Cumhuriyet'ten Emre Döker'in haberine göre, İzmir’in mallarında aslan payını kapan Diyanet İşleri Başkanlığı, Alaçatı’daki meyhanelerden sonra Karaburun’daki köy kahveleri ile muhtarlık binalarının da sahibi oldu.
İzmir İl Özel İdaresi’nin Çınarlı’daki hizmet binasının cami yapımı için Diyanet’e verilmesinin ardından, idarenin Konak’ta yeni yapılan hizmet binası da imam hatip lisesi olması için aynı kuruma devredilmişti. Şimdi de Karaburun’un köylerindeki muhtarlık binaları, köy odaları ve zeytinliklerin de bu kuruma bırakıldığı belirlendi.

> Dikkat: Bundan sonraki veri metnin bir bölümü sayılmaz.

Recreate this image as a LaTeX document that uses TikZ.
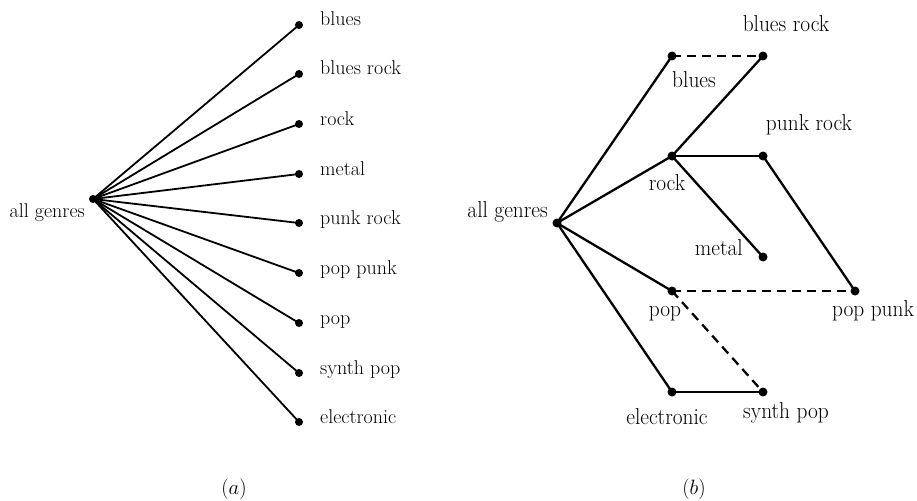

Karaburun Belediye Başkanı Ahmet Çakır, köylerdeki mülklerin devrine tepki gösterdi. Çakır, “Bu yerleri Diyanet’e vererek içki satan bakkal ve işletmeleri ilerleyen süreçte ruhsatlarını iptal etmek istiyorlar” dedi.
Saip köyünde, içinde cami, köy odası ve zeytinliğin bulunduğu 5 bin 170 metrekarelik alanın, Kösedere köyünde ise 105 metrekarelik köy muhtarının odasının da içinde bulunduğu alanın Diyanet İşleri Başkanlığı’na tahsis edildiğini kaydeden Çakır, “Salman köyünde 2 bin 240 metrekarelik yerimizin Diyanet’e tahsisini yapmışlar. Bozköy’de de içinde okulun olduğu 20 bin metrekarelik bir alan var. Burayı da Maliye Hazinesi’ne devretmişler. Karaburun ve Mordoğan dışında ilçemizin köylerinde okul yok. Taşımalı eğitim yapılıyor. Buraların Milli Eğitim Bakanlığı’nın kullanması için Maliye’ye devredilmesi de bizi şüphelendiriyor” dedi.
Devredilen yerlerin özelliklerinin çevresinde içki satışı yapan yerlerin olması olduğuna dikkat çeken Çakır, “Tahsis edilen yerlerde caminin hemen dibinde köy odası, bakkallar var. Buralarda bundan sonra ne içki satılabilir ne başka bir şey yapılabilir. Diyanet burada vatandaşların ruhsatlarının iptalini isteyebilir. Burada amaç içki satışını engellemek. Malların paylaştırılması için kurulan alt komisyon malların belediyeye verilmesi kararı alırken İzmir’deki üst komisyonun tüm malları Diyanet’e vermesine anlam veremiyoruz. Sarpınçık’ta 20’ye yakın parselimizi nereye nasıl verildikleri belli değil. Yerel seçimlerin ardından kapatılan Mordoğan Belediyesi’ne ait hizmet aracını da İzmir İl Müftülüğü’ne verdiler. Aracı müftülüğe verdim ancak bu kararın iptali için dava açtım” diye konuştu.